The tune is in the AEolian mode. I have noted no less than eighteen variants.


I have read many 'explanations' for this song, ranging from enchantment, though a simple abandonment, through to some sort of proto-feminist stand against male domination (I kid you not!) Personally, I favour the middle ground of someone rejecting what may have been an arranged marriage.

Database entry is here.





Jon Freeman

Posted - 26 Feb 03 - 02:10 pm

I'd always thought of it as someone just prefering the "wild" life but maybe you are right. I wonder how many reactions to parents by lovers there are in folk music. A couple I like are Step It Out Mary which has the sort of "not wanting gold and silver" bit before suicides rather than the arranged mariage and a big favourite is Willy Moore where parents don't alow the marriage - she drowns herself and Willy dies in Montreal of a broken heart in the version I know.

I note the notes say compare with "The Gipsy Countess", Songs Of The West. I'm flitting about today and don't have long in one go at the PC but will add it tommorrow.

Jon




dmcg

Posted - 26 Feb 03 - 06:36 pm

Perhaps a word of explanation more is needed. In Child 200A through to G, for example, the Gipsies "cast their glamour over her". Looking at the first definition in the Oxford English Dictionary, this says glamour means "magic, enchantment, spell esp. in the phrase to cast the glamour over one , (see quot 1721). This looks pretty conclusive, except that the quotation is from Child, making everything a bit circular.

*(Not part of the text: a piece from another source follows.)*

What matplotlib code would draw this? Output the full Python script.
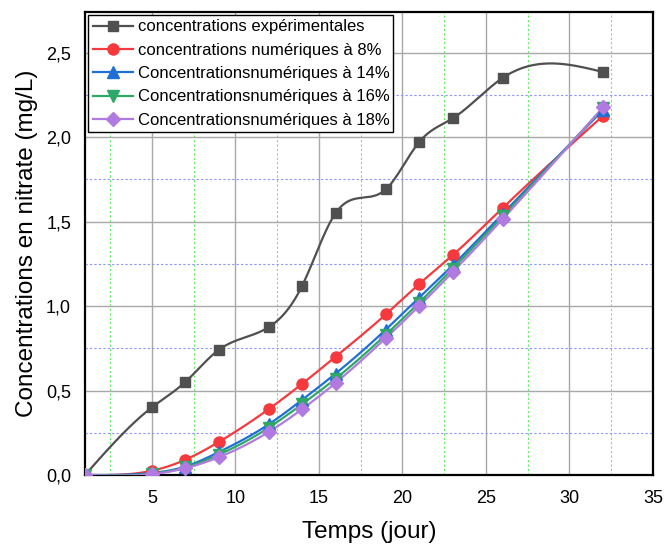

This is the line of reasoning that leads to the idea the lady was under a magical spell, but I'm not wholly convinced. I prefer definition 2, ("delusive or alluring charm") where the lady compares the marriage based on worldly ideals (the gold, the power which comes with being a lady, and so forth) and finds them wanting when compared with the alluring charm of the (presumably handsome) gipsies. Perhaps my reference to the marriage being "possibly arranged" was not enough of a caveat: I simply meant that it was founded on the gold, etc rather than any attraction between the partners.

It is worth comparing this song with, say, Jock of Hazeldean. In both cases, the marriage is based on wealth etc, and in both cases the lady rejects it. The notable difference is that, in Hazeldean, love is clearly the reason, whereas here there is no mention of love at all; clearly there is no love for the lord but there isn't any obvious love for the gipsies either, in this version.

Edited By dmcg - 27/02/2003 10:44:37




dmcg

Posted - 14 Oct 03 - 02:50 pm

I've added a version from the Butterworth collection here.




dmcg

Posted - 06 Dec 04 - 09:42 am

I've now added a version from 'Singing Together', Spring 1972, here.




Jon Freeman

Posted - 02 Oct 07 - 11:58 am

Received via "contact us"

I recently asked a knowledgeable friend and singer or info on Wraggle Taggle gypsies - this is what
he had to say. the earliest version in Bronson dates before 630 and is associated with the family of the Earl
of Cassilis (the Kennedy Clan). Child records a story that the lady in question was forced to marry the Earl of Cassilis but loved another etc. (see below), but said there was not a scrap of historical evidence to support it. However, Bronson's old tune was called Lady Cassilis' Lilt when published in the manuscript of 1630.

An old tradition which fixed the incident mentioned in the ballad on the Cassilis family is historically inaccurate. According to this legend, Lady Jean Hamilton, daughter of the Earl of
Haddington, was forced to marry John, Earl of Cassilis, who is described as a grim Covenanter,
while her preference was for Sir John Faa, of Dunbar. Some years later the Countess was married,
and after she had a family to the Earl of Cassilis, her husband attended the Assembly of
Divines at Westminster. While he was from home, Faa appeared at Cassilis Castle disguised as a
gipsy, and having several of the tribe along with him. The lady, it is said, eloped with her former
lover, but had not got far away when the Earl returned and, with a body of retainers, started in
pursuit, capturing the fugitives, and hanging Sir John and his followers on a tree. The lady was
afterwards, it is said, confined for life in a house at Maybole, which had a staircase on which
was carved a set of heads, the effigies of Sir John Faa and his troop of gipsies. As I have said,
there is not a particle of evidence in favour of this story. On the contrary, there are letters in
existence written by the Countess to her husband after these events were supposed to have taken
place, which prove that husband and wife were on the most loving terms.

The Oxford Book Of Ballads (Arthur Quiller-Couch 1910) includes a version called The Gypsy
Countess in which the Earl of Cassilis and "Johnny Faa" appear."